4WD MODIFICATIONS - GENERAL MODS
Bob James’ 6×6 Australia has been working on 4×4 modifications since 1984 and now does many 6×6 conversions on popular 4×4 utes and wagons, plus some 4×4 light trucks.
Outback Travel Australia’s Allan Whiting was trained by Volvo Trucks as a military vehicle specialist (many years ago, he points out) and therefore has a particular interest in high-mobility off-road vehicles.
While demonstrating the Volvo C3 4×4 and 6×6 vehicles to the Australian Army, he also had the opportunity to drive the Steyr-Puch Pinzgauer 6×6 as well. There’s no doubt in his mind that a compact 6×6 is hard to beat in the go-anywhere stakes.
The Mercedes-Benz G-Wagon is the only factory 6×6 in Australia
Unfortunately, the demand for such a vehicle is limited – often by the depth of people’s pockets – so there’s nothing off-the-shelf in the market, other than military vehicles. OTA understands that Mercedes-Benz Australia planned to sell the G-Wagon 6×6 that it developed for the Australian Army, but was not allowed to do so, under the terms of the Army purchase contract.
Allan Whiting did get to drive one of the Australian Army G-Wagon 6×6 development vehicles and was suitably impressed by its off-road ability, if not by its appalling on-road, in-cabin noise level.
For those contemplating a 6×6 vehicle as the base for a go-anywhere travel machine, the process involves buying a suitable 4×4 and having it converted to 6×6. There are several companies doing this work, but 6×6 Australia is one of the longest-serving and has come up with one of the best rear-tandem-axle designs.
Since 1996, 6×6 Australia has been supplying the only 50:50 load-share, coil spring, tandem-bogie suspension in the after-market. It was designed by Bob James to offer superlative wheel travel for off-road work and with an inherent ‘roll-steer’ function for optimal on-road handling.
The key components of the wheel-travel design are two centrally-pivoting beams and four coil springs. The beams act like see-saws, letting the axles rise and fall over uneven terrain, while the coils give smooth, maximum suspension travel. Spring reaction is controlled by dampers at all four corners.
6×6 Australia’s inter-axle beams
Axle acceleration and braking torque reaction in the axles is absorbed by lower training and leading arms, and upper A-arms that pivot from above the centre trunnion cross member, so that the arms and the beams work in concert, with compatible arcs of travel. The A-arms also control lateral axle movement, so there’s no need for Panhard rods.
6×6 Australia’s axle-locating arm layout
A bonus of the bogie design is inbuilt ‘roll steer’. When the vehicle is cornering the outer-radius coil springs compress more than the inners and this action slightly extends the bogie wheelbase of the outside wheels and slightly reduces the bogie wheelbase on the inner wheels. This inherent bogie ‘steering’ minimises bogie ‘drag’ when cornering – a condition with which truck drivers are all too familiar.

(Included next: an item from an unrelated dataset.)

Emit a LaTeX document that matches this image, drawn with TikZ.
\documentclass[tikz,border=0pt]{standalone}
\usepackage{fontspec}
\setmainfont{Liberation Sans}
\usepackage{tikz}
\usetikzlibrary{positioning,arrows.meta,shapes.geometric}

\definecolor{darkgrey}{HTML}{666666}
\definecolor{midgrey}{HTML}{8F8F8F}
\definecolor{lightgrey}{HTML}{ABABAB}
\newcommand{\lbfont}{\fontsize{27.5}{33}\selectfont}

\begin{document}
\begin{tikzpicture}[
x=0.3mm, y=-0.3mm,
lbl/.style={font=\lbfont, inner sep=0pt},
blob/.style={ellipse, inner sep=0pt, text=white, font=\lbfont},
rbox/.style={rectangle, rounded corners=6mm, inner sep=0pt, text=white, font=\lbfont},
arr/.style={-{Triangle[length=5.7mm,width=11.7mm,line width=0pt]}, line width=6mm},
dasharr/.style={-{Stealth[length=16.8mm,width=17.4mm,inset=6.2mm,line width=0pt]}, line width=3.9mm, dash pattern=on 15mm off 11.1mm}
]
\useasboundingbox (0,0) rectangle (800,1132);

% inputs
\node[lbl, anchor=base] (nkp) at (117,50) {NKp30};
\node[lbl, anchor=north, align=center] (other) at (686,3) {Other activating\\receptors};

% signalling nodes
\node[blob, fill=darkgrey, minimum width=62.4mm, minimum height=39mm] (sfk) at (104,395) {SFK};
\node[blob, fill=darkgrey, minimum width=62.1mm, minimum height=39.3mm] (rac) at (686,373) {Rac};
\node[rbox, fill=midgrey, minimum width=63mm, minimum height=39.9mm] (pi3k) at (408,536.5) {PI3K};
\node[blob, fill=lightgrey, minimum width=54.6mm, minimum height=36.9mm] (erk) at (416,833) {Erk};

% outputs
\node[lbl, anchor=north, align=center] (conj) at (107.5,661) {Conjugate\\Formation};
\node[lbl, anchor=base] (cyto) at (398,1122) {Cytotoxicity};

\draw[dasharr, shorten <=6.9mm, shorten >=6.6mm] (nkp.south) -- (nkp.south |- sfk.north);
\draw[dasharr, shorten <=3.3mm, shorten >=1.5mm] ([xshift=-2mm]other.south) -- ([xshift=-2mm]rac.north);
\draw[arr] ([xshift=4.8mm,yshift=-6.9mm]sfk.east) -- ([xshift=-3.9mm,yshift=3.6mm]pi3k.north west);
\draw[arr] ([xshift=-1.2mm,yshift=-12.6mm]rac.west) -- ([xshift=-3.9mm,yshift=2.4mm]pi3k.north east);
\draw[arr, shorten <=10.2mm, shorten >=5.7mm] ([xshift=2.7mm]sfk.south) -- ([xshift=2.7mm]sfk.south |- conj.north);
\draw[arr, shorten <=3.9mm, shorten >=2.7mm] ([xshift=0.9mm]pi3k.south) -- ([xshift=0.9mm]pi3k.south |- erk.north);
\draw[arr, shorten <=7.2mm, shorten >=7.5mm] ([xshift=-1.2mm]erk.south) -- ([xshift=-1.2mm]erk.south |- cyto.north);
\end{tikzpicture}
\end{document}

6×6 Australia’s through-drive pinion shaft and power divider
Bogie ‘drag’ is also minimised by 6×6 Australia’s power-divider design. The leading rear axle is through-drilled and houses a special pinion shaft. The shaft passes through the back of the axle housing to a universal joint that mates with a jack shaft that drives the rear (third) axle. But between the through-shaft and the uni-joint is a power divider that is normally unlocked, so that the third axle is non-driven and just free-wheels. That’s good for reduced ‘drag’, less tyre wear and better fuel consumption.
However, the 6×6 Australia conversion is a true ‘6×6’, so when there’s any slip detected – a difference in shaft speed between the two bogie axles – the power divider intervenes automatically and varies drive torque between the two axles to suit the grip conditions. That state can vary from 100-percent to the front or to the rear bogie axle and any shared percentage between both of them. That happens automatically, without driver intervention.

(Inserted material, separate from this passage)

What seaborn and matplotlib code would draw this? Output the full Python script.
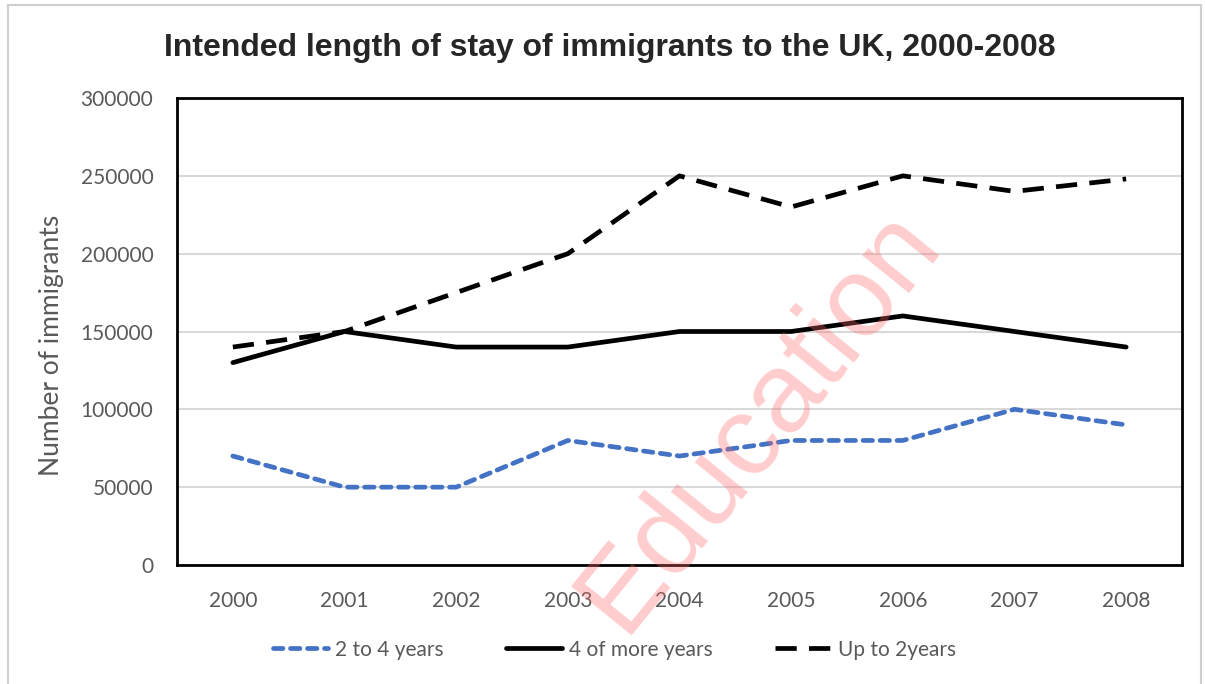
import pandas as pd
import numpy as np
import seaborn as sns
import matplotlib.pyplot as plt
from matplotlib.patches import Rectangle

years = [2000, 2001, 2002, 2003, 2004, 2005, 2006, 2007, 2008]
two_to_four = [70000, 50000, 50000, 80000, 70000, 80000, 80000, 100000, 90000]
four_or_more = [130000, 150000, 140000, 140000, 150000, 150000, 160000, 150000, 140000]
up_to_two = [140000, 150000, 175000, 200000, 250000, 230000, 250000, 240000, 248000]
series_names = ["2 to 4 years", "4 of more years", "Up to 2years"]
y_ticks = [0, 50000, 100000, 150000, 200000, 250000, 300000]

sns.set_style("white")
plt.rcParams['font.family'] = ['Lato', 'DejaVu Sans']

fig = plt.figure(figsize=(12.05, 6.84), dpi=100)
ax = fig.add_axes([0.1469, 0.174, 0.834, 0.6827])

# light outer border like the Excel chart area
fig.patches.append(Rectangle((0.007, -0.01), 0.99, 1.003, transform=fig.transFigure,
                             fill=False, edgecolor="#d0d0d0", lw=1.5))

ax.grid(axis="y", color="#d9d9d9", lw=1.5)
ax.set_axisbelow(True)

sns.lineplot(x=years, y=two_to_four, ax=ax, color="#4472C4", lw=3.4,
             dashes=False, label=series_names[0])
sns.lineplot(x=years, y=four_or_more, ax=ax, color="black", lw=3.4,
             label=series_names[1])
sns.lineplot(x=years, y=up_to_two, ax=ax, color="black", lw=3.4,
             label=series_names[2])
lines = ax.get_lines()
lines[0].set_dashes((2.0, 1.6))
lines[0].set_dash_capstyle("round")
lines[2].set_dashes((4.5, 2.6))
for ln in lines:
    ln.set_solid_joinstyle("round")

ax.set_xlim(1999.5, 2008.5)
ax.set_ylim(0, 300000)
ax.set_xticks(years)
ax.set_xticklabels([str(y) for y in years])
ax.set_yticks(y_ticks)
ax.set_yticklabels([str(v) for v in y_ticks])
ax.tick_params(axis="both", length=0, labelsize=15, colors="#595959")
ax.tick_params(axis="y", pad=17)
ax.tick_params(axis="x", pad=19)
for s in ax.spines.values():
    s.set_visible(True)
    s.set_color("black")
    s.set_linewidth(2)

ax.set_ylabel("Number of immigrants", fontsize=19, color="#595959")
ax.yaxis.set_label_coords(-0.112, 0.47)
ax.set_xlabel("")

leg = ax.legend(loc="upper center", bbox_to_anchor=(0.435, -0.12), ncol=3,
                frameon=False, fontsize=15, handlelength=2.65, columnspacing=3.0,
                handletextpad=0.35)
for t in leg.get_texts():
    t.set_color("#595959")

fig.text(0.506, 0.93, "Intended length of stay of immigrants to the UK, 2000-2008",
         ha="center", va="center", fontsize=23, fontweight="bold",
         family=["Liberation Sans", "DejaVu Sans"])

# watermark
fig.text(0.63, 0.385, "Education", rotation=51, ha="center", va="center",
         fontsize=82, color="#ff6666", alpha=0.33,
         family=["Liberation Sans", "DejaVu Sans"], zorder=10)

fig.savefig("out.png", dpi=100)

Chassis extension, rebuild and central suspension trunnion mount
Of course, GVM upgrades are an important part of every conversion and 6×6 Australia can offer approved GVMs up to 8000kg. The company is currently working on the gap between 8000kg and 15,000kg in the light-truck arena.
6×6 Australia received its first Federal Identity Plate Approval in 1998 and now has many approvals for different makes and models. The price for a 6×6+GVM-upgrade conversion starts at around 60 grand, plus GST and takes between six and eight weeks. Bodywork and accessories fitment is optiionally extra.